* Stated goal:
Your task is to count the lines of the entries below that include the word "this" and to give only the resulting number.

─── Data provided

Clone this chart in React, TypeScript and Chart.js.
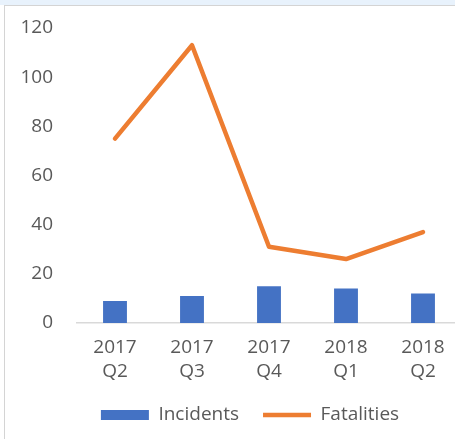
import React, { useEffect, useRef } from "react";
import { Chart, registerables } from "chart.js";

Chart.register(...registerables);

const categories: string[][] = [
  ["2017", "Q2"],
  ["2017", "Q3"],
  ["2017", "Q4"],
  ["2018", "Q1"],
  ["2018", "Q2"],
];
const incidents: number[] = [9, 11, 15, 14, 12];
const fatalities: number[] = [75, 113, 31, 26, 37];
const yTicks: number[] = [0, 20, 40, 60, 80, 100, 120];

const BLUE = "#4472C4";
const ORANGE = "#ED7D31";
const TEXT = "#595959";
const FONT = { family: "'Open Sans', sans-serif", size: 19, lineHeight: 1.26 };

const legendShift = {
  id: "legendShift",
  afterLayout(chart: any) {
    const lg = chart.legend;
    if (!lg) return;
    const target = 245;
    const shift = target - (lg.left + lg.right) / 2;
    lg.left += shift;
    lg.right += shift;
  },
};

export default function App() {
  const ref = useRef<HTMLCanvasElement | null>(null);

  useEffect(() => {
    if (!ref.current) return;
    const chart = new Chart(ref.current, {
      type: "bar",
      data: {
        labels: categories,
        datasets: [
          {
            type: "bar",
            label: "Incidents",
            data: incidents,
            backgroundColor: BLUE,
            borderWidth: 0,
            categoryPercentage: 1,
            barPercentage: 0.31,
            order: 2,
          },
          {
            type: "line",
            label: "Fatalities",
            data: fatalities,
            borderColor: ORANGE,
            backgroundColor: ORANGE,
            borderWidth: 4.5,
            pointRadius: 0,
            tension: 0,
            borderJoinStyle: "round",
            borderCapStyle: "round",
            order: 1,
          },
        ],
      } as any,
      options: {
        responsive: false,
        animation: false,
        devicePixelRatio: 1,
        layout: { padding: { left: 0, right: 35.5, top: 22, bottom: 4.5 } },
        scales: {
          x: {
            offset: true,
            grid: { display: false, drawTicks: false },
            border: { display: true, color: "#D9D9D9", width: 1.5 },
            ticks: { color: TEXT, font: FONT, padding: 13, maxRotation: 0, autoSkip: false },
            afterFit: (s: any) => {
              s.height = 58.5;
            },
          },
          y: {
            min: 0,
            max: 120,
            afterBuildTicks: (s: any) => {
              s.ticks = yTicks.map((v) => ({ value: v }));
            },
            grid: { display: false, drawTicks: false },
            border: { display: false },
            ticks: { color: TEXT, font: FONT, padding: 23.5 },
            afterFit: (s: any) => {
              s.width = 71.5;
              s.paddingTop = 10;
              s.paddingBottom = 10;
            },
          },
        },
        plugins: {
          tooltip: { enabled: false },
          legend: {
            position: "bottom",
            labels: {
              usePointStyle: true,
              pointStyleWidth: 48,
              boxWidth: 48,
              boxHeight: 10,
              padding: 24,
              color: TEXT,
              font: FONT,
              generateLabels: (c: any) =>
                c.data.datasets.map((d: any, i: number) => ({
                  text: d.label,
                  datasetIndex: i,
                  fillStyle: i === 0 ? BLUE : ORANGE,
                  strokeStyle: i === 0 ? BLUE : ORANGE,
                  lineWidth: i === 0 ? 0 : 4.5,
                  pointStyle: i === 0 ? "rect" : "line",
                  hidden: false,
                  fontColor: TEXT,
                  rotation: 0,
                })),
            },
          },
        },
      } as any,
      plugins: [legendShift],
    });
    return () => chart.destroy();
  }, []);

  return (
    <div
      style={{
        position: "fixed",
        left: 0,
        top: 0,
        width: 455,
        height: 439,
        overflow: "hidden",
        background: "#ffffff",
      }}
    >
      <div
        style={{
          position: "absolute",
          left: 0,
          top: 0,
          width: 455,
          height: 5,
          background: "#E8F2FC",
        }}
      />
      <div
        style={{
          position: "absolute",
          left: 4,
          top: 5,
          width: 600,
          height: 500,
          borderLeft: "1px solid #D4D4D4",
          borderTop: "1px solid #D4D4D4",
          background: "#ffffff",
        }}
      >
        <canvas
          ref={ref}
          width={492}
          height={433}
          style={{ position: "absolute", left: 0, top: 0, width: 492, height: 433 }}
        />
      </div>
    </div>
  );
}
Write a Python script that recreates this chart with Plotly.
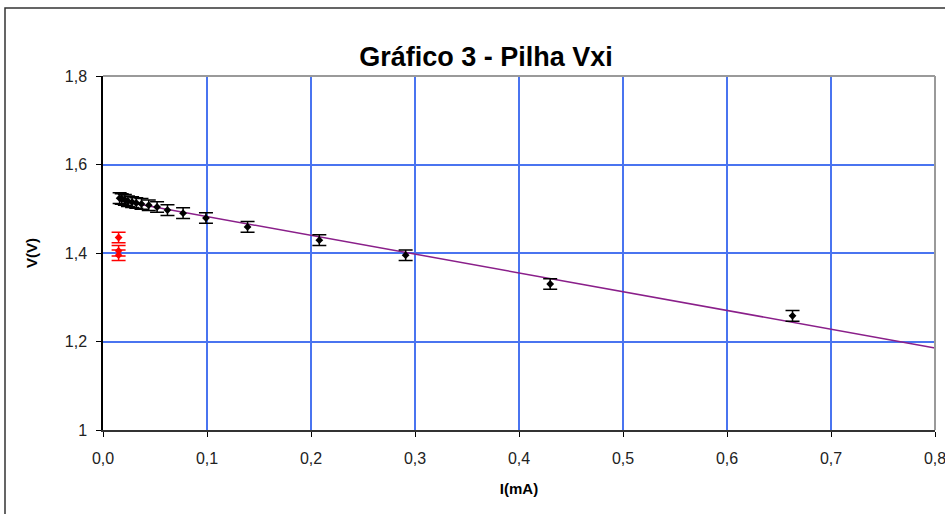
import numpy as np
import plotly.graph_objects as go

# Data
I_black = [0.016, 0.018, 0.021, 0.024, 0.028, 0.032, 0.037, 0.044, 0.052, 0.062,
           0.077, 0.099, 0.139, 0.208, 0.291, 0.430, 0.663]
V_black = [1.524, 1.522, 1.520, 1.517, 1.515, 1.513, 1.511, 1.508, 1.504, 1.497,
           1.490, 1.479, 1.459, 1.429, 1.395, 1.330, 1.258]
err_black = 0.012

I_red = [0.015, 0.015, 0.015]
V_red = [1.435, 1.405, 1.395]
err_red = 0.012

x_ticks = [0.0, 0.1, 0.2, 0.3, 0.4, 0.5, 0.6, 0.7, 0.8]
x_ticklabels = ["0,0", "0,1", "0,2", "0,3", "0,4", "0,5", "0,6", "0,7", "0,8"]
y_ticks = [1.0, 1.2, 1.4, 1.6, 1.8]
y_ticklabels = ["1", "1,2", "1,4", "1,6", "1,8"]

# linear trend of black points
slope, intercept = np.polyfit(I_black, V_black, 1)
tx = np.array([0.015, 0.8])
ty = slope * tx + intercept

fig = go.Figure()
fig.add_trace(go.Scatter(x=tx, y=ty, mode="lines",
                         line=dict(color="#8a1f8a", width=1.5), showlegend=False,
                         hoverinfo="skip"))
fig.add_trace(go.Scatter(x=I_black, y=V_black, mode="markers",
                         marker=dict(symbol="diamond", size=6, color="black"),
                         error_y=dict(type="constant", value=err_black, color="black",
                                      thickness=1.5, width=7),
                         showlegend=False))
fig.add_trace(go.Scatter(x=I_red, y=V_red, mode="markers",
                         marker=dict(symbol="diamond", size=6, color="#ff0000"),
                         error_y=dict(type="constant", value=err_red, color="#ff0000",
                                      thickness=1.5, width=7),
                         showlegend=False))

grid = "#4a74f0"
fig.update_layout(
    width=945, height=514,
    margin=dict(l=103, r=10, t=76, b=84),
    paper_bgcolor="white", plot_bgcolor="white",
    font=dict(family="Liberation Sans, Arial, sans-serif", color="black"),
    title=dict(text="<b>Gráfico 3 - Pilha Vxi</b>", x=486 / 945, xanchor="center",
               y=1 - 57 / 514, yanchor="middle", font=dict(size=27)),
    xaxis=dict(range=[0, 0.8], tickvals=x_ticks, ticktext=x_ticklabels,
               automargin=False, ticklabeloverflow="allow",
               showgrid=True, gridcolor=grid, gridwidth=1.5,
               showline=True, linecolor="#333333", linewidth=2, mirror=False,
               ticks="outside", ticklen=5, tickcolor="black",
               tickfont=dict(size=16, color="#222222"), zeroline=False,
               ticklabelstandoff=8,
               title=dict(text="<b>I(mA)</b>", font=dict(size=15), standoff=17)),
    yaxis=dict(range=[1.0, 1.8], tickvals=y_ticks, ticktext=y_ticklabels,
               automargin=False,
               showgrid=True, gridcolor=grid, gridwidth=1.5,
               showline=True, linecolor="black", linewidth=1.5,
               ticks="outside", ticklen=5, tickcolor="black",
               tickfont=dict(size=16, color="#222222"), zeroline=False,
               ticklabelstandoff=6,
               title=dict(text="<b>V(V)</b>", font=dict(size=15), standoff=24)),
    shapes=[
        # plot area frame top/right (gray)
        dict(type="line", xref="paper", yref="paper", x0=0, x1=1, y0=1, y1=1,
             line=dict(color="#9a9a9a", width=2)),
        dict(type="line", xref="paper", yref="paper", x0=1, x1=1, y0=0, y1=1,
             line=dict(color="#9a9a9a", width=2)),
        # outer chart border
        dict(type="rect", xref="paper", yref="paper",
             x0=(5 - 103) / 832, x1=1.2, y0=-0.4, y1=(430 - 8) / 354,
             line=dict(color="#333333", width=1.5), layer="below"),
    ],
)

fig.write_html("out.html")
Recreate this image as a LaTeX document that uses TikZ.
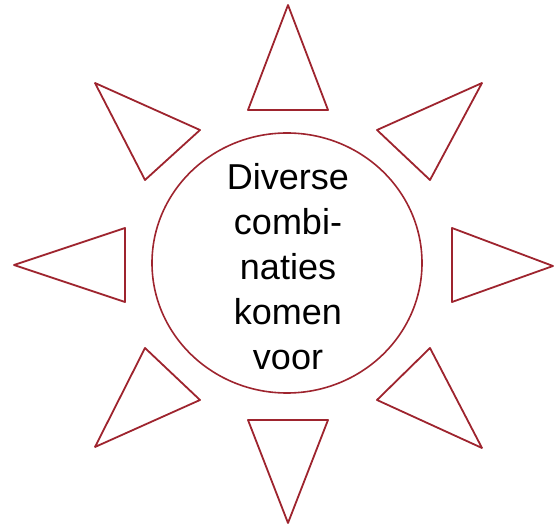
\documentclass[tikz,border=0pt]{standalone}
\usepackage{fontspec}
\setmainfont{Liberation Sans}
\usepackage{xcolor}
\usepackage{tikz}
\usetikzlibrary{positioning,shapes.geometric}

\definecolor{sunred}{RGB}{158,36,46}

\begin{document}
\begin{tikzpicture}[x=1pt, y=-1pt, ray/.style = {draw=sunred, line width=1.8pt, line join=round, fill=white}, hub/.style = {ellipse, draw=sunred, line width=1.6pt, minimum width=270pt, minimum height=260pt, inner sep=0pt}]

\useasboundingbox (0,0) rectangle (555,529);

% rays round the centre
\draw[ray] (288,5) -- (248,110) -- (328,110) -- cycle;
\draw[ray] (482,83) -- (377,130) -- (430,180) -- cycle;
\draw[ray] (553,266) -- (452,228) -- (452,302) -- cycle;
\draw[ray] (482,448) -- (430,348) -- (377,400) -- cycle;
\draw[ray] (288,523) -- (248,420) -- (328,420) -- cycle;
\draw[ray] (95,447) -- (145,348) -- (200,400) -- cycle;
\draw[ray] (14,265) -- (125,228) -- (125,302) -- cycle;
\draw[ray] (95,83) -- (200,130) -- (145,180) -- cycle;

\node[hub] (hub) at (287,263) {};
\node[align=center, font=\fontsize{36}{45}\selectfont] (txt) at (288,267) {Diverse\\combi-\\naties\\komen\\voor};
\end{tikzpicture}
\end{document}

──────

* Response:
3